If he does see an all male panel scheduled for an event he might bring it to the attention of the organiser and help them find diversity, he says.

“If you have a bunch of manels it’s a sign the organisers haven’t really done their job.”

Wiggs says he has known about “manels” for a few years and doesn’t particularly like the term.

“It isn’t nice, but it’s a very rapid way to point out the very obvious elephant in the room.”

As well as gender diversity it is also important to include cultural diversity on panels and try to ensure Māori representation, he says.

IT Professionals chief executive Victoria Maclennan says she has spent more than 30 years in the technology sector and found lack of diversity to be a long-standing issue.

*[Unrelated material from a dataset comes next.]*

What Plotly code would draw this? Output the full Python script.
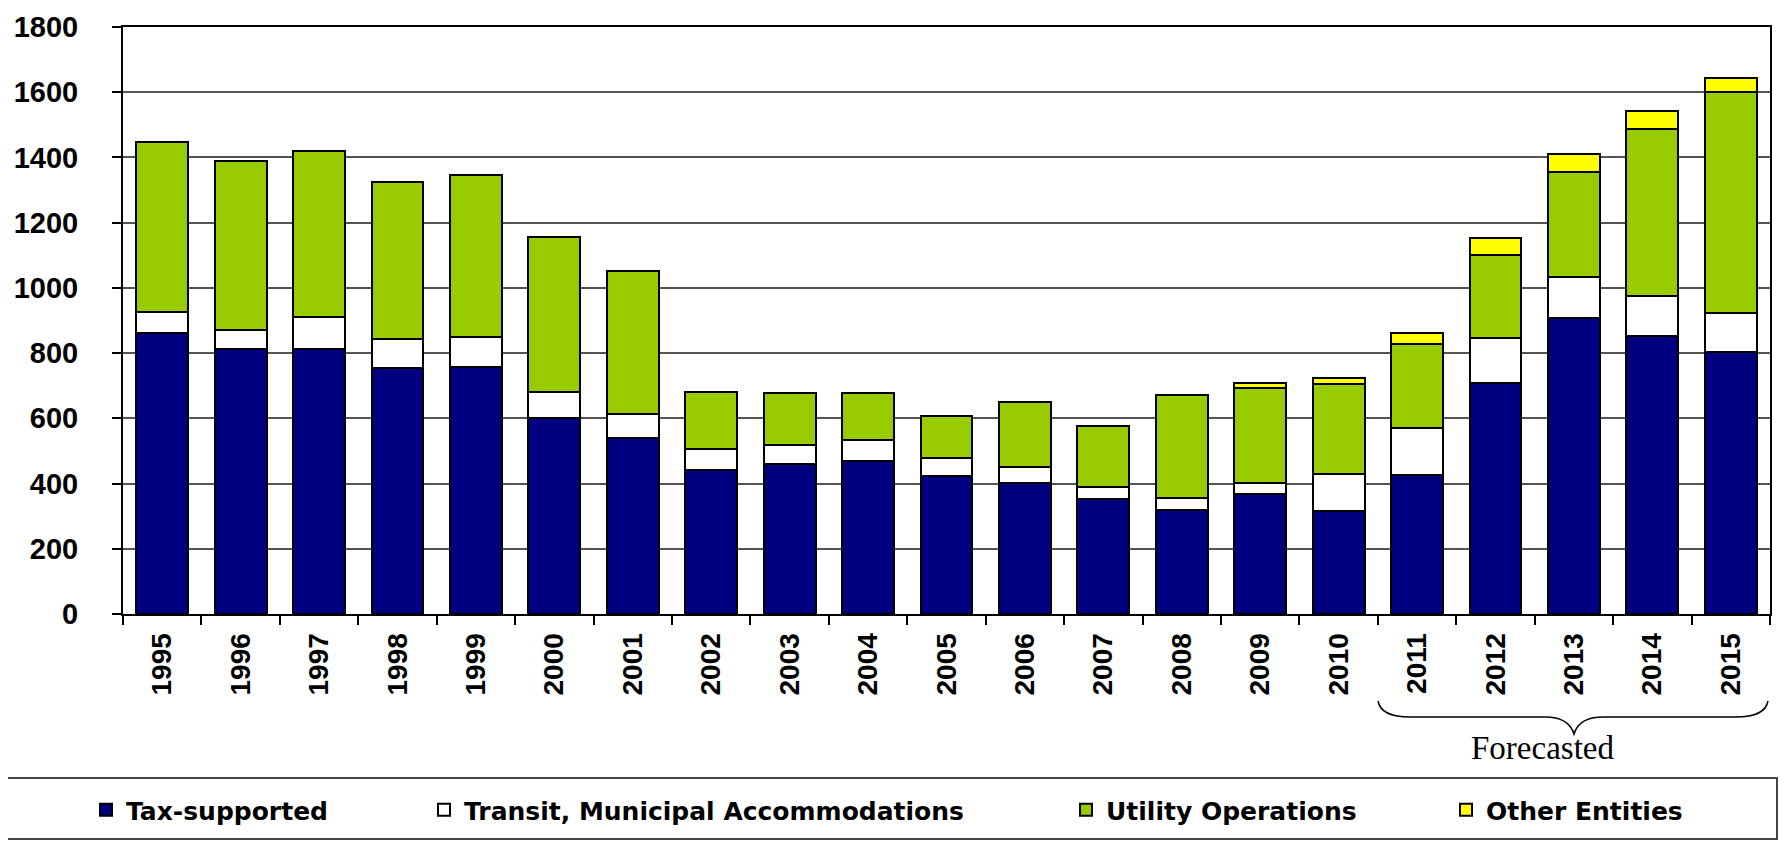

“We’ve always had diversity challenges, not only gender diversity, we struggle to embrace and support Māori and Pasifika into our industry.

There are also few people with disabilities in the sector, she says.

“Diversity needs to be tackled beyond gender.”

IT Professionals is a membership based industry body focused on lifting the capability of the industry and career development of those in the industry, and improving gender diversity is at the core of what it is trying to achieve.

It was “fantastic” seeing Wiggs address the gender diversity issue on stage, she says.

“Our industry is littered with situations where there’s only men speaking.”

She has seen many all male panels over the years, but things have improved in the sector recently, she says.

If women are not represented then other women will struggle to see themselves working in the sector, she says.

“You can’t be what you can’t see.”

Young women have a misconception the tech industry is all about writing code, she says.

“I go and speak to girls in schools, and they think digital technology is just smelly boys in a room who are writing code.

“Women don’t realise it’s a really creative industry.”

The image and reputation of the industry needs to change to make it more relevant to people from different backgrounds, she says.